This is my official start to blogging this year, with an attempt to update and post reviews more often. I debated picking just the right book to be my first review of the year, but then decided to go with one that I wrote and meant to post last year, The Daughters by Joanna Philbin.
My copy of the book is an ARC. The cover of the actual book was changed so that the girls more closely resembled the characters in the book.
The Daughters took that title because they are all daughters of famous people forced to share their parents’ spotlight, whether they feel comfortable there or not. In this book, the 1st in the series, the story focuses on Lizzie, the daughter of the world’s most famous supermodel. Lizzie hates being forced to share the spotlight with her beautiful mother because she feels she’ll always be seen as lacking. After one little comment said on camera out of anger and frustration puts her in her own spotlight though, she sees a beauty in herself she never had before, and vulnerability in her mother she never knew. Of course, there were plenty of stumbles along the way.
Lizzie: It was nice to see Lizzie stop being so harsh about her own appearance and come to respect her mother more. Generally she was a likeable character that you wanted to see do well. That’s not to say that there weren’t issues, and I had two in particular. First, there was a point in the story where she looks a woman in the eyes and realizes that this was not someone she could lie to, then five pages later she lies to the woman. I guess it could have been a “can’t lie to your eyes, but I can to your back” type of thing, but it seemed more like a “can’t lie to this person” thing. In the second incident, she and the guy she likes have a misunderstanding because she ditches him when Carina needs her, but I honestly did not buy that she wouldn’t have given even a sentence more of explanation that would have prevented the following drama. Of course, his actions afterward were also kind of hard to believe.

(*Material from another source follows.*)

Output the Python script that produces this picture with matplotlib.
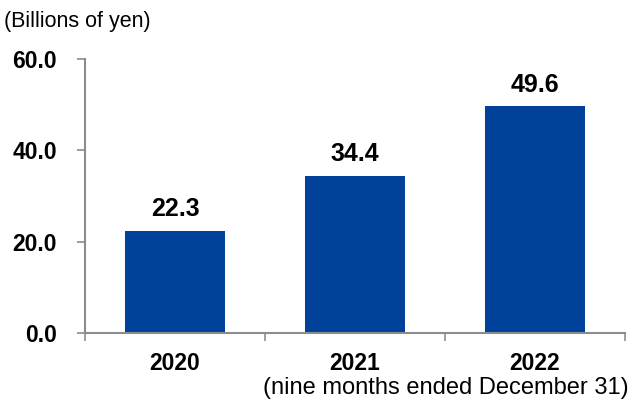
import numpy as np
import matplotlib
matplotlib.use("Agg")
import matplotlib.pyplot as plt

plt.rcParams['font.family'] = ['Liberation Sans', 'DejaVu Sans']

# Data
years = ['2020', '2021', '2022']
values = [22.3, 34.4, 49.6]
y_ticks = [0, 20, 40, 60]
unit_label = '(Billions of yen)'
note_label = '(nine months ended December 31)'

bar_color = '#00419A'
axis_color = '#8C8C8C'

fig = plt.figure(figsize=(6.33, 4.01), dpi=100)
ax = fig.add_axes([85 / 633, 1 - 333 / 401, 540 / 633, 274 / 401])

x = np.arange(len(years))
ax.bar(x, values, width=0.56, color=bar_color, zorder=2)

# value labels above bars
for xi, v in zip(x, values):
    ax.annotate(f'{v:.1f}', (xi, v), xytext=(0, 7), textcoords='offset points',
                ha='center', va='bottom', fontsize=18, fontweight='bold')

ax.set_xlim(-0.5, len(years) - 0.5)
ax.set_ylim(0, 60)
ax.set_yticks(y_ticks)
ax.set_yticklabels([f'{t:.1f}' for t in y_ticks], fontsize=16.5, fontweight='bold')

# category labels without tick marks, tick marks at the boundaries
ax.set_xticks(x)
ax.set_xticklabels(years, fontsize=16.5, fontweight='bold')
ax.tick_params(axis='x', which='major', length=0, pad=14)
ax.set_xticks(np.arange(-0.5, len(years)), minor=True)
ax.tick_params(axis='x', which='minor', length=6, color=axis_color, width=1.2)
ax.tick_params(axis='y', length=6, color=axis_color, width=1.2, pad=14)

for side in ['top', 'right']:
    ax.spines[side].set_visible(False)
for side in ['left', 'bottom']:
    ax.spines[side].set_color(axis_color)
    ax.spines[side].set_linewidth(1.5)

fig.text(4 / 633, 1 - 21 / 401, unit_label, fontsize=15.5, va='center', ha='left')
fig.text(629 / 633, 1 - 388 / 401, note_label, fontsize=17, va='center', ha='right')

fig.savefig('out.png', dpi=100)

Carina: The athletic, rebellious girl.
Hudson: The fashion loving, musician who may be too nice.
You really only get an outline of their personality and interest in this book, but it didn’t’ feel like you got to know them; it was more of an introduction to what would happen in their own books.
This is a fun, easy read. It’s like reading a teen movie, the kind you watch, laugh at, and enjoy when you are looking for mindless, feel-good entertainment. It may have been a bit predictable, but it worked.
I was a little disappointed that it wasn’t more like Sisterhood of the Traveling Pants where you really got to know each character in each book. With a title like “The Daughters” I was really expecting it to be more about all of the daughters.
My last thought on this book is that it may not have longevity for the marketplace. It’s really a snapshot of the times. There is a lot of name dropping of places, people and objects, which may no longer be relevant in a few years.